Monday, March 13, 2017

First Shift

Finished my first shift with Hatts Off. It's an overnight position, so it started Sunday night and ended Monday morning. Last time I did an overnight was at Dare, the cookie factory where they had me counting wafer cookie sheets on my first shift, which is worse than counting sheep for making you drowsy, and then they had me acting as an Oven Room worker, but I spent all my time in Packaging, because at Dare, for whatever reason, they only have male Oven Room workers and only female Packagers, but there was a heavy lifting position in Packaging.

That was the gap summer between year 1 and year 2 of Social Work, and Liberty Staffing was giving me regular short-term assignments at Well.ca, Bird Packaging, Dare, and some plastic company, which were all on the same street. Liberty owns that street.

 I also did overnights before college, as an assembly worker for LPP, as a machine operator at Linnex, and I did rotating shifts at the Linimar Centre. Never done it for a social work field, though. I don't hate nights, but rotating is brutal, since you can't get your internal clock used to anything.

Before my first shift, I worker with two Extend-a-Family contracts, which means that I managed to work seventeen and a half hours in under twenty four hours, not including travel time.

Whooooo! Those are HOURS baby! For someone who hasn't been getting enough of them, that's satisfying.

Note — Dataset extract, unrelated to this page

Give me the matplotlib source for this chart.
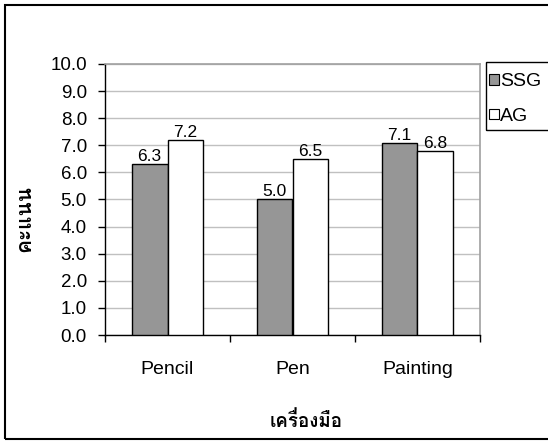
import matplotlib
matplotlib.use("Agg")
import matplotlib.pyplot as plt
from matplotlib.patches import Rectangle, Patch
import numpy as np

# Scores per drawing tool for each group
tools = ["Pencil", "Pen", "Painting"]
ssg_scores = [6.3, 5.0, 7.1]
ag_scores = [7.2, 6.5, 6.8]
series_names = ["SSG", "AG"]
y_ticks = [0.0, 1.0, 2.0, 3.0, 4.0, 5.0, 6.0, 7.0, 8.0, 9.0, 10.0]

LATIN = "Liberation Sans"
THAI = "Loma"

W, H = 548, 442
fig = plt.figure(figsize=(W / 100, H / 100), dpi=100)

def px_rect(x0, y0, x1, y1):
    """Pixel box (from top-left) to figure-fraction [left, bottom, width, height]."""
    return [x0 / W, 1 - y1 / H, (x1 - x0) / W, (y1 - y0) / H]

ax = fig.add_axes(px_rect(105, 64, 480, 335))

x = np.arange(len(tools))
bw = 1 / 3.5
b1 = ax.bar(x - bw / 2, ssg_scores, bw, color="#969696", edgecolor="black",
            linewidth=1.0, label=series_names[0], zorder=3)
b2 = ax.bar(x + bw / 2, ag_scores, bw, color="white", edgecolor="black",
            linewidth=1.0, label=series_names[1], zorder=3)
for bars in (b1, b2):
    ax.bar_label(bars, fmt="%.1f", padding=0, fontsize=12.5, family=LATIN)

ax.set_xlim(-0.5, len(tools) - 0.5)
ax.set_ylim(0, 10)
ax.set_yticks(y_ticks)
ax.set_yticklabels([f"{v:.1f}" for v in y_ticks], family=LATIN, fontsize=13.5)
ax.tick_params(axis="y", direction="out", length=5, width=1, pad=8)

# category boundaries carry the tick marks, centres carry the names
ax.set_xticks(np.arange(len(tools) + 1) - 0.5)
ax.set_xticklabels([])
ax.set_xticks(x, minor=True)
ax.set_xticklabels(tools, minor=True, family=LATIN, fontsize=14)
ax.tick_params(axis="x", which="major", direction="out", length=5, width=1)
ax.tick_params(axis="x", which="minor", length=0, pad=18.5)

ax.yaxis.grid(True, color="#c0c0c0", linewidth=1.0, zorder=0)
ax.set_axisbelow(True)
for side in ("top", "right"):
    ax.spines[side].set_color("#a0a0a0")
    ax.spines[side].set_linewidth(1.2)
for side in ("left", "bottom"):
    ax.spines[side].set_color("black")
    ax.spines[side].set_linewidth(1.0)

fig.text(306 / W, 1 - 427 / H, "เครื่องมือ", family=THAI, fontweight="bold",
         fontsize=13.5, ha="center", va="baseline")
fig.text(24.5 / W, 1 - 219 / H, "คะแนน", family=THAI, fontweight="bold",
         fontsize=15, ha="center", va="center", rotation=90)

# legend entries, with its box drawn separately
handles = [Patch(facecolor="#969696", edgecolor="black", linewidth=0.8),
           Patch(facecolor="white", edgecolor="black", linewidth=0.8)]
fig.legend(handles, series_names, loc="upper left",
           bbox_to_anchor=(483 / W, 1 - 67 / H), frameon=False,
           prop={"family": LATIN, "size": 14}, handlelength=0.47,
           handleheight=0.47, handletextpad=0.07, borderpad=0.33,
           labelspacing=0.9, borderaxespad=0)
fig.patches.append(Rectangle((486 / W, 1 - 130 / H), 80 / W, 68 / H,
                             transform=fig.transFigure, fill=False,
                             edgecolor="black", linewidth=1.0))

# chart border
fig.patches.append(Rectangle((5 / W, 1 - 439 / H), 560 / W, 434 / H,
                             transform=fig.transFigure, fill=False,
                             edgecolor="black", linewidth=1.5))

fig.savefig("out.png", dpi=100)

My first shift was night of the full moon. This sketched me out because at both UMAB and Safe Management training, they really played up the ominous nature of the full moon, saying it's the worst day of every month.

Was fine though. I may finally have developed a sustainable way of living. Only took me until I was twenty-freakin'-seven. The question now is what do I do if I get accepted into university. I'm an ambitious person, but after dealing with so many unwanted challenges for as long as I have, there's a real temptation to just set up camp, make money, pay off my credit card, put money back into my savings, take driving lessons, and know that, if I keep doing tomorrow what I did today, I will survive.

It was a weird day in general, though. Daylight Savings time, my brother's birthday, full moon and start of my first shift.

My brother's 25 by the way. Quarter century, it's kind of a weird one. 26 and 27 have been more comfortable because they aren't round numbers like that. He seemed to take it alright.